[OpenID] [LIKELY_SPAM]Re: On the portability of identifiers

Ben Laurie benl at google.com
Fri Oct 31 14:55:24 UTC 2008


On Fri, Oct 31, 2008 at 2:45 PM, Peter Williams <pwilliams at rapattoni.com> wrote:
>
>  Once they
>> come with smart chips that manage certificates in a secure manner even when
>> plugged into untrusted computers, and the UX for them improve, then nothing
>> technologically stands in their way of replacing OpenID since there is no
>> risk of a Provider going out of business and taking Mom's identity down with
>> it.
>
>
> Those are essentially the design requirements of the US PIV II card, note. They are a generation-stronger than the CAC card in the hands of a few million DOD personnel for the last decade.
>
> PIV -II has its own secure channel, end-end, from card to control authority - or least the global-platform card management system does. Thank IBM (and visa)!

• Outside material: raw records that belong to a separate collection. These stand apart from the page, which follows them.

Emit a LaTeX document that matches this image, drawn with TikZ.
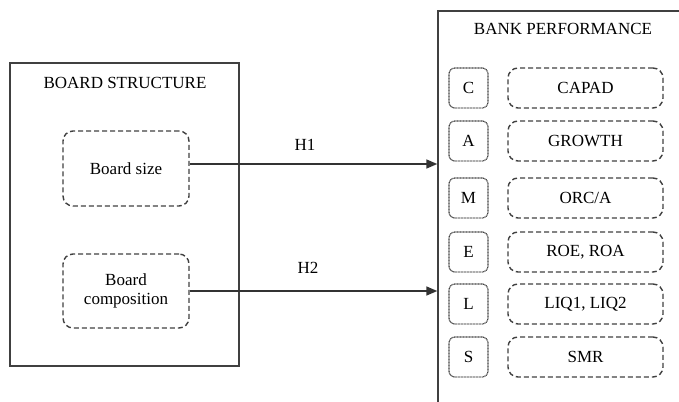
\documentclass[tikz,border=0pt]{standalone}
\usepackage{fontspec}
\setmainfont{Liberation Serif}
\usetikzlibrary{arrows.meta}
\begin{document}
\begin{tikzpicture}[x=1pt,y=-1pt,
  every node/.style={font=\fontsize{17}{19.5}\selectfont, text=black},
  frame/.style={draw=black!75, line width=1.4pt, minimum width=#1},
  dashbox/.style={draw=black!75, line width=1.4pt, dash pattern=on 5pt off 3pt,
    rounded corners=10pt, align=center, inner sep=0pt},
  dotbox/.style={draw=black!75, line width=1.2pt, dash pattern=on 0.9pt off 0.6pt,
    rounded corners=6pt, minimum width=39pt, minimum height=40pt, inner sep=0pt},
  itembox/.style={dashbox, minimum width=155pt, minimum height=40pt},
  link/.style={draw=black!80, line width=1.4pt, -{Triangle[length=11pt,width=9pt]}},
  lbl/.style={inner sep=0pt}
]
\useasboundingbox (0,0) rectangle (679,401);
\clip (0,0) rectangle (679,401);

% board structure frame and its two factors
\node[frame=229pt, minimum height=303pt] (board) at (124.5,214.5) {};
\node[lbl] (boardtitle) at (125,83) {BOARD STRUCTURE};
\node[dashbox, minimum width=126pt, minimum height=75pt] (size) at (126,168.5) {Board size};
\node[dashbox, minimum width=126pt, minimum height=74pt] (comp) at (126,291) {Board\\[-1pt]composition};

% bank performance frame, running past the page edge
\node[frame=282pt, minimum height=419pt] (perf) at (579,220.5) {};
\node[lbl] (perftitle) at (563,29) {BANK PERFORMANCE};

% CAMELS rows
\foreach \name/\letter/\measure/\y in {c/C/CAPAD/88, a/A/GROWTH/141, m/M/ORC\slash A/198,
    e/E/{ROE, ROA}/252, l/L/{LIQ1, LIQ2}/304, s/S/SMR/357} {
  \node[dotbox] (\name) at (468.5,\y) {\letter};
  \node[itembox] (\name m) at (585.5,\y) {\measure};
}

% hypotheses
\coordinate (h1start) at ([yshift=4.5pt]size.east);
\draw[link] (h1start) -- (h1start -| perf.west);
\draw[link] (comp.east) -- (comp.east -| perf.west);
\node[lbl] (h1) at (305,145) {H1};
\node[lbl] (h2) at (308,268) {H2};
\end{tikzpicture}
\end{document}
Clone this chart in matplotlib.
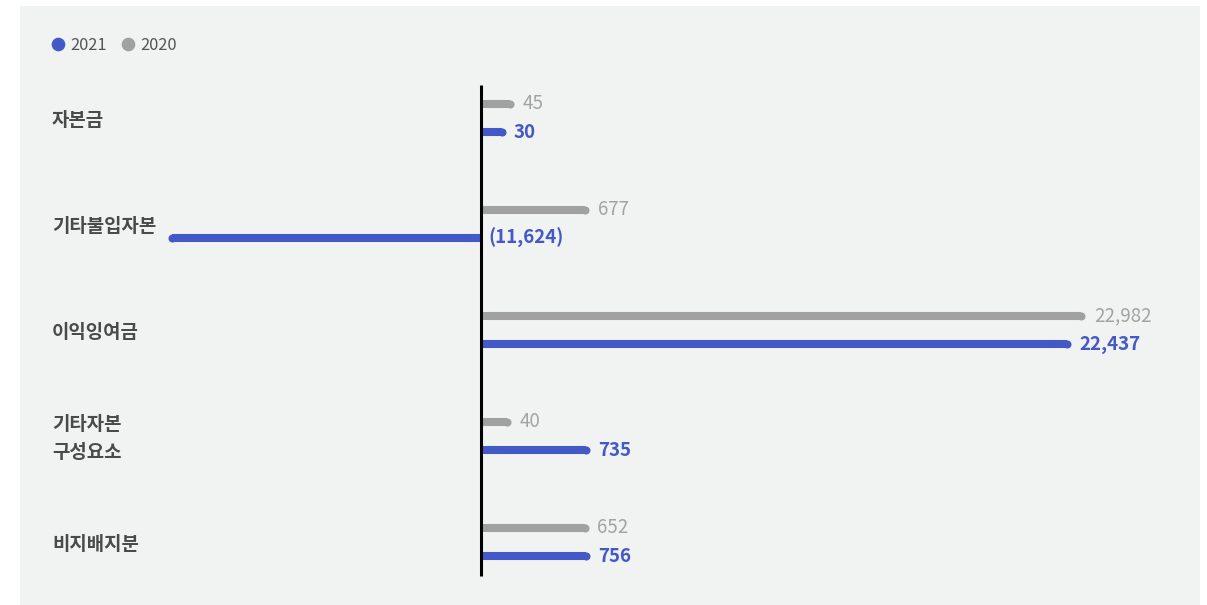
import numpy as np
import matplotlib
matplotlib.use("Agg")
import matplotlib.pyplot as plt
import matplotlib.transforms as mtransforms
from matplotlib.lines import Line2D
from matplotlib.patches import Rectangle

plt.rcParams["font.family"] = ["Noto Sans CJK KR", "DejaVu Sans"]

categories = ["자본금", "기타불입자본", "이익잉여금", "기타자본\n구성요소", "비지배지분"]
series_names = ["2021", "2020"]
values_2020 = [45, 677, 22982, 40, 652]
values_2021 = [30, -11624, 22437, 735, 756]

BLUE = "#4459C8"
GRAY = "#A0A1A0"
GRAY_TXT = "#A3A3A3"
DARK = "#4A4A4A"
PANEL = "#F1F2F2"


# small values get a visible minimum length, large ones stay linear
def fwd(x):
    x = np.asarray(x, dtype=float)
    a = np.abs(x)
    return np.sign(x) * (a + 3950 * (1 - np.exp(-a / 140)) * np.exp(-a / 4000))


_grid = np.linspace(-60000, 60000, 240001)
_fgrid = fwd(_grid)


def inv(y):
    return np.interp(y, _fgrid, _grid)


def fmt(v):
    return f"({abs(v):,})" if v < 0 else f"{v:,}"


W, H = 1207, 605
fig = plt.figure(figsize=(W / 100, H / 100), dpi=100)
fig.patch.set_facecolor("white")
fig.patches.append(Rectangle((20 / W, 0), 1180 / W, 599 / H, transform=fig.transFigure,
                             facecolor=PANEL, edgecolor="none", zorder=-5))

ax = fig.add_axes([0, 0, 1, 1])
ax.set_facecolor("none")
ax.set_xscale("function", functions=(fwd, inv))
k = 600 / 22982  # pixels per scaled unit
zero_px = 481
ax.set_xlim(inv(-zero_px / k), inv((W - zero_px) / k))
ax.set_ylim((H - 118) / 106, -118 / 106)
ax.axis("off")

y = np.arange(len(categories))
off = 0.134
lw = 5.8

for yi, v in zip(y - off, values_2020):
    ax.hlines(yi, 0, v, color=GRAY, lw=lw, capstyle="butt", zorder=2)
    ax.scatter([v], [yi], s=lw ** 2, color=GRAY, linewidths=0, zorder=2)
    ax.annotate(fmt(v), (v, yi), xytext=(9, 0), textcoords="offset points",
                ha="left", va="center", fontsize=13.5, color=GRAY_TXT)

for yi, v in zip(y + off, values_2021):
    ax.hlines(yi, 0, v, color=BLUE, lw=lw, capstyle="butt", zorder=2)
    ax.scatter([v], [yi], s=lw ** 2, color=BLUE, linewidths=0, zorder=2)
    anchor = max(v, 0)
    dx = 9 if v > 0 else 5
    ax.annotate(fmt(v), (anchor, yi), xytext=(dx, 0), textcoords="offset points",
                ha="left", va="center", fontsize=13.5, color=BLUE, fontweight="bold")

ax.vlines(0, -0.311, 4.32, color="black", lw=2.2, zorder=3)

label_trans = mtransforms.blended_transform_factory(fig.transFigure, ax.transData)
for yi, name in zip(y, categories):
    ax.text(52 / W, yi + 0.025, name, transform=label_trans,
            ha="left", va="center", fontsize=13.6, color=DARK, fontweight="bold",
            linespacing=1.62)

handles = [Line2D([], [], marker="o", ls="", color=BLUE, ms=8.8, label=series_names[0]),
           Line2D([], [], marker="o", ls="", color=GRAY, ms=8.8, label=series_names[1])]
leg = ax.legend(handles=handles, loc="center left", bbox_to_anchor=(51 / W, 1 - 45 / H),
                bbox_transform=fig.transFigure, ncol=2, frameon=False, fontsize=11.8,
                handlelength=0.8, handletextpad=0.35, columnspacing=0.9, borderpad=0,
                borderaxespad=0)
for t in leg.get_texts():
    t.set_color("#555555")

fig.savefig("out.png", dpi=100, facecolor="white")
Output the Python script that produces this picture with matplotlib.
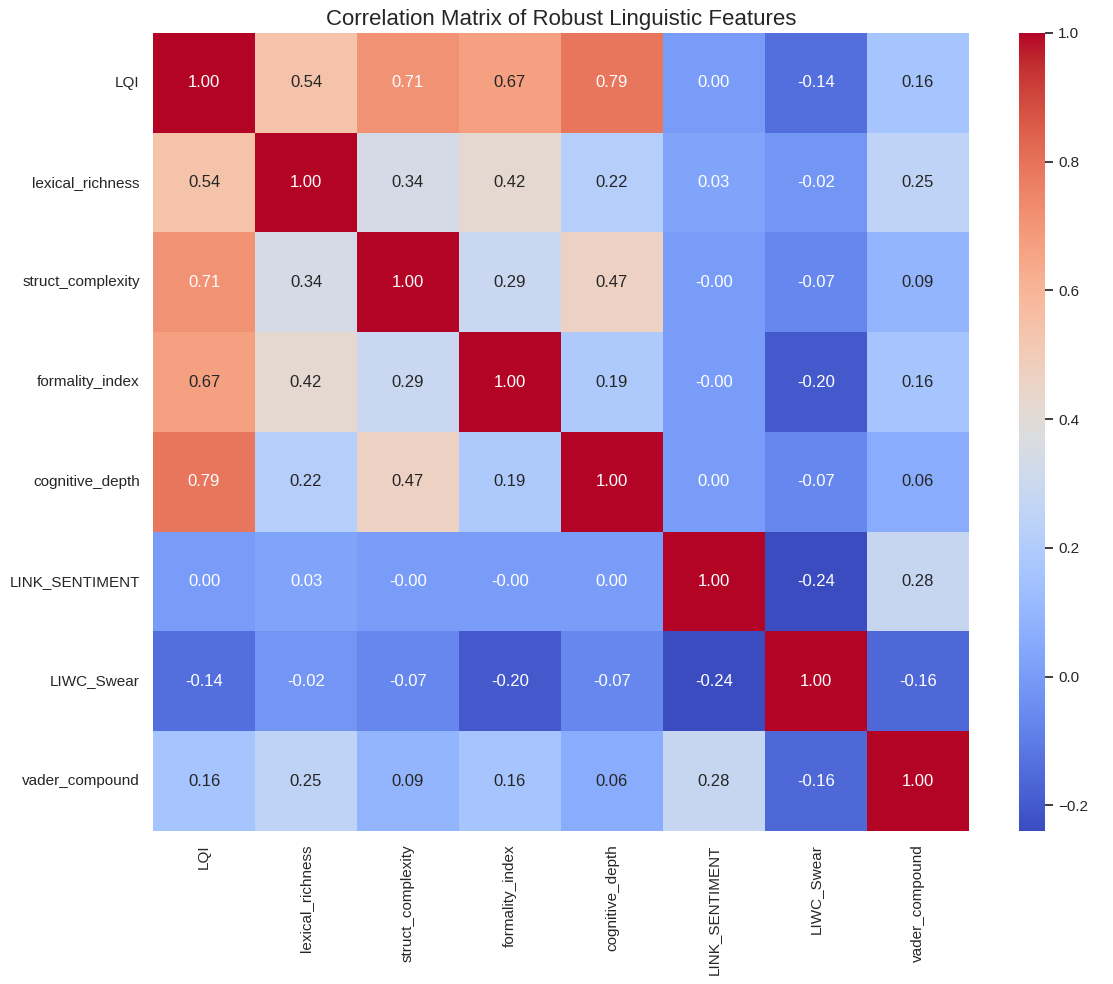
import matplotlib
matplotlib.use("Agg")
import matplotlib.pyplot as plt
import seaborn as sns
import numpy as np
import pandas as pd

features = ["LQI", "lexical_richness", "struct_complexity", "formality_index",
            "cognitive_depth", "LINK_SENTIMENT", "LIWC_Swear", "vader_compound"]

row_LQI = [1.00, 0.54, 0.71, 0.67, 0.79, 0.00, -0.14, 0.16]
row_lex = [0.54, 1.00, 0.34, 0.42, 0.22, 0.03, -0.02, 0.25]
row_struct = [0.71, 0.34, 1.00, 0.29, 0.47, -0.001, -0.07, 0.09]
row_form = [0.67, 0.42, 0.29, 1.00, 0.19, -0.001, -0.20, 0.16]
row_cog = [0.79, 0.22, 0.47, 0.19, 1.00, 0.00, -0.07, 0.06]
row_link = [0.00, 0.03, -0.001, -0.001, 0.00, 1.00, -0.24, 0.28]
row_swear = [-0.14, -0.02, -0.07, -0.20, -0.07, -0.24, 1.00, -0.16]
row_vader = [0.16, 0.25, 0.09, 0.16, 0.06, 0.28, -0.16, 1.00]

corr = pd.DataFrame([row_LQI, row_lex, row_struct, row_form, row_cog,
                     row_link, row_swear, row_vader],
                    index=features, columns=features)

sns.set_theme(style="white")
plt.rcParams['font.family'] = ['Liberation Sans', 'DejaVu Sans']

fig = plt.figure(figsize=(11.13, 9.84), dpi=100)
ax = fig.add_axes([0.1375, 0.1555, 0.733, 0.811])
cax = fig.add_axes([0.9155, 0.1555, 0.0234, 0.811])

sns.heatmap(corr, annot=True, fmt=".2f", cmap="coolwarm", ax=ax, cbar_ax=cax,
            annot_kws={"size": 12})
ax.set_title("Correlation Matrix of Robust Linguistic Features", fontsize=16)
ax.tick_params(axis='both', labelsize=11)
plt.setp(ax.get_xticklabels(), rotation=90)
plt.setp(ax.get_yticklabels(), rotation=0)
cax.tick_params(labelsize=11)

fig.savefig("out.png", dpi=100)
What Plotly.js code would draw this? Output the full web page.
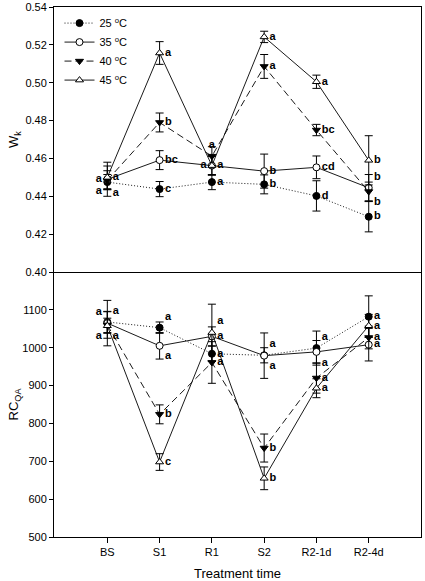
<!DOCTYPE html>
<html><head><meta charset="utf-8">
<script src="https://cdn.plot.ly/plotly-3.0.1.min.js"></script>
<style>html,body{margin:0;padding:0;background:#fff}#c{width:425px;height:581px}</style>
</head><body><div id="c"></div>
<script>
const categories = ['BS','S1','R1','S2','R2-1d','R2-4d'];
const seriesNames = ['25 <sup>o</sup>C','35 <sup>o</sup>C','40 <sup>o</sup>C','45 <sup>o</sup>C'];

// W_k panel
const wk25 = [0.4475, 0.4438, 0.4475, 0.4463, 0.4402, 0.4292];
const wk25err = [0.004, 0.004, 0.004, 0.005, 0.008, 0.008];
const wk35 = [0.4490, 0.4591, 0.4562, 0.4533, 0.4553, 0.4445];
const wk35err = [0.009, 0.005, 0.005, 0.009, 0.006, 0.007];
const wk40 = [0.4485, 0.4790, 0.4612, 0.5086, 0.4750, 0.4425];
const wk40err = [0.005, 0.005, 0.005, 0.0063, 0.003, 0.005];
const wk45 = [0.4500, 0.5157, 0.4562, 0.5242, 0.5005, 0.4590];
const wk45err = [0.006, 0.006, 0.005, 0.003, 0.0035, 0.013];
const wk25lab = ['a','c','a','b','d','b'];
const wk35lab = ['a','bc','a','b','cd','b'];
const wk40lab = ['a','b','a','a','bc','b'];
const wk45lab = ['a','a','a','a','a','b'];

// RC_QA panel
const rc25 = [1068, 1053, 984, 980, 999, 1082];
const rc25err = [28, 15, 20, 20, 45, 55];
const rc35 = [1065, 1005, 1030, 979, 989, 1008];
const rc35err = [60, 35, 25, 60, 30, 43];
const rc40 = [1060, 824, 961, 735, 920, 1027];
const rc40err = [35, 25, 55, 37, 40, 30];
const rc45 = [1058, 698, 1040, 655, 893, 1058];
const rc45err = [20, 22, 75, 30, 25, 30];
const rc25lab = ['a','a','a','a','a','a'];
const rc35lab = ['a','a','a','a','a','a'];
const rc40lab = ['a','b','a','b','a','a'];
const rc45lab = ['a','c','a','b','a','a'];

const wkTicks = [0.40,0.42,0.44,0.46,0.48,0.50,0.52,0.54];
const rcTicks = [500,600,700,800,900,1000,1100];

// label placement (style only)
const R='middle right', L='middle left';
const wkPos = [
  ['bottom right',R,R,R,R,R],
  [L,R,R,R,R,'top right'],
  ['bottom left',R,'top center',R,R,'bottom right'],
  [R,R,L,R,R,R]
];
const rcPos = [
  ['top right','top right',R,'top right','top right',R],
  ['top left','bottom right',R,'bottom right','bottom right',R],
  ['bottom left',R,R,R,R,R],
  ['bottom right',R,'top right',R,R,R]
];

const xs = categories.map((c,i)=>i);
const styles = [
  {dash:'1px,2px', symbol:'circle', fill:'black'},
  {dash:'solid', symbol:'circle', fill:'white'},
  {dash:'7px,4px', symbol:'triangle-down', fill:'black'},
  {dash:'solid', symbol:'triangle-up', fill:'white'}
];

function mk(i, y, err, lab, pos, xa, ya, showleg){
  const s = styles[i];
  return {
    x: xs, y: y, xaxis: xa, yaxis: ya,
    type:'scatter', mode:'lines+markers+text',
    name: seriesNames[i], showlegend: showleg,
    text: lab.map(t=>'<b>'+t+'</b>'), textposition: pos,
    textfont:{family:'Liberation Sans, Arial, sans-serif', size:11, color:'black'},
    line:{color:'black', width:0.9, dash:s.dash},
    marker:{symbol:s.symbol, size:7, color:s.fill, line:{color:'black', width:1}},
    error_y:{type:'data', array:err, visible:true, color:'black', thickness:1, width:4},
    cliponaxis:false
  };
}

const data = [
  mk(0, wk25, wk25err, wk25lab, wkPos[0], 'x2','y2', true),
  mk(1, wk35, wk35err, wk35lab, wkPos[1], 'x2','y2', true),
  mk(2, wk40, wk40err, wk40lab, wkPos[2], 'x2','y2', true),
  mk(3, wk45, wk45err, wk45lab, wkPos[3], 'x2','y2', true),
  mk(0, rc25, rc25err, rc25lab, rcPos[0], 'x','y', false),
  mk(1, rc35, rc35err, rc35lab, rcPos[1], 'x','y', false),
  mk(2, rc40, rc40err, rc40lab, rcPos[2], 'x','y', false),
  mk(3, rc45, rc45err, rc45lab, rcPos[3], 'x','y', false)
];

const font = {family:'Liberation Sans, Arial, sans-serif', size:11, color:'black'};
const layout = {
  width:425, height:581,
  margin:{l:54, r:4, t:7, b:44},
  paper_bgcolor:'white', plot_bgcolor:'white',
  font: font,
  showlegend:true,
  legend:{x:0.015, y:0.997, xanchor:'left', yanchor:'top', bgcolor:'rgba(0,0,0,0)',
          font:{family:'Liberation Sans, Arial, sans-serif', size:11, color:'black'}, traceorder:'normal'},
  xaxis:{domain:[0,1], anchor:'y', range:[-1.02,6.0], tickvals:xs, ticktext:categories,
         showgrid:false, zeroline:false, showline:true, mirror:false, linecolor:'black', linewidth:1,
         ticks:'outside', ticklen:5, tickcolor:'black',
         title:{text:'Treatment time', font:{family:'Liberation Sans, Arial, sans-serif', size:13, color:'black'}, standoff:17}},
  xaxis2:{domain:[0,1], anchor:'y2', matches:'x', range:[-1.02,6.0], showticklabels:false, ticks:'',
          showgrid:false, zeroline:false, showline:true, mirror:true, linecolor:'black', linewidth:1},
  yaxis:{domain:[0,0.5], anchor:'x', range:[500,1200], tickvals:rcTicks,
         showgrid:false, zeroline:false, showline:true, mirror:true, linecolor:'black', linewidth:1,
         ticks:'outside', ticklen:4, tickcolor:'black',
         title:{text:'RC<sub>QA</sub>', font:{family:'Liberation Sans, Arial, sans-serif', size:13, color:'black'}}},
  yaxis2:{domain:[0.5,1], anchor:'x2', range:[0.40,0.54], tickvals:wkTicks, tickformat:'.2f',
          showgrid:false, zeroline:false, showline:true, mirror:true, linecolor:'black', linewidth:1,
          ticks:'outside', ticklen:4, tickcolor:'black',
          title:{text:'W<sub>k</sub>', font:{family:'Liberation Sans, Arial, sans-serif', size:13, color:'black'}}}
};
Plotly.newPlot('c', data, layout, {displayModeBar:false, staticPlot:true});
</script>
</body></html>
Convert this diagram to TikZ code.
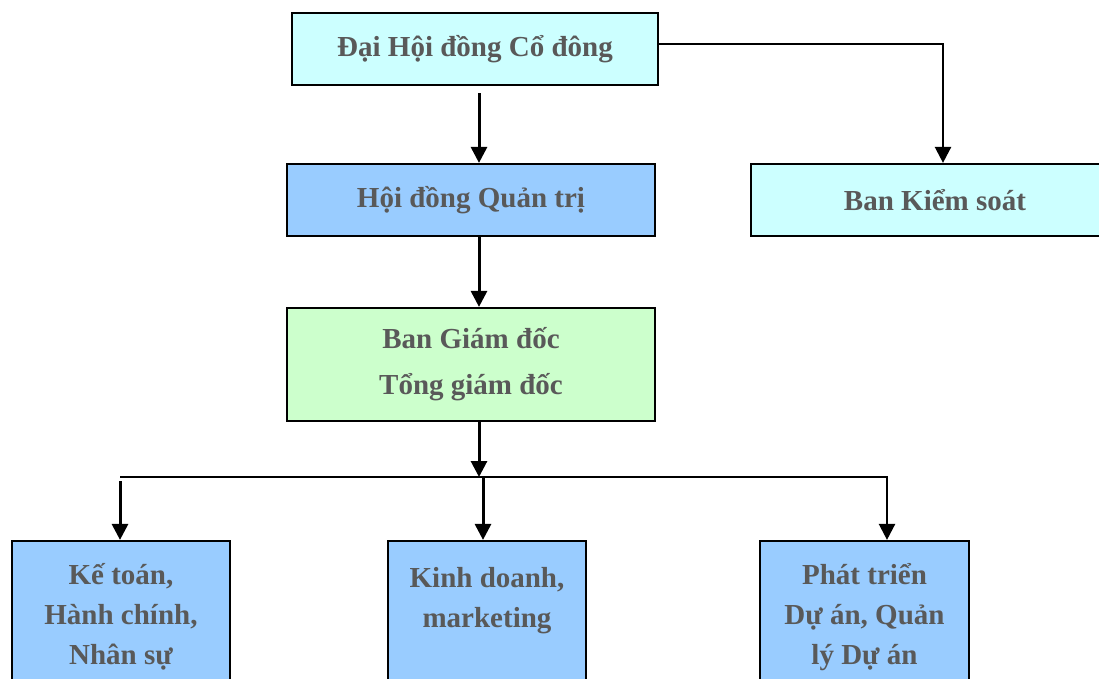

There's not a huge amount of point in having a channel to the card
unless there's a trusted UI to go with it.

>
> If the microsoft cardspace/trusted desktop is in used, it might be deemed appropriate for presenting the PIN form. But the trust architecture really assumes that the TPM chip in the motherboard is talking to a pin entry device (PED), that is trusted over the USB/NF at the TPM architecture level (thanks HP Bristol!). Pin entry may well mean press your thumb against the embedded bio/finger-reader in the card (which I got to work on, a few years ago)
>
> This is all merely a variant of what PKI providers have been doing for nearly 2 decades, when their FIPS 140-2 level THREE devices talk over a secure channel to PEDs - so as to implement auditable controls such as n of m access/reconstruction of root/CA keys used for minting certain classes of assertion/cert.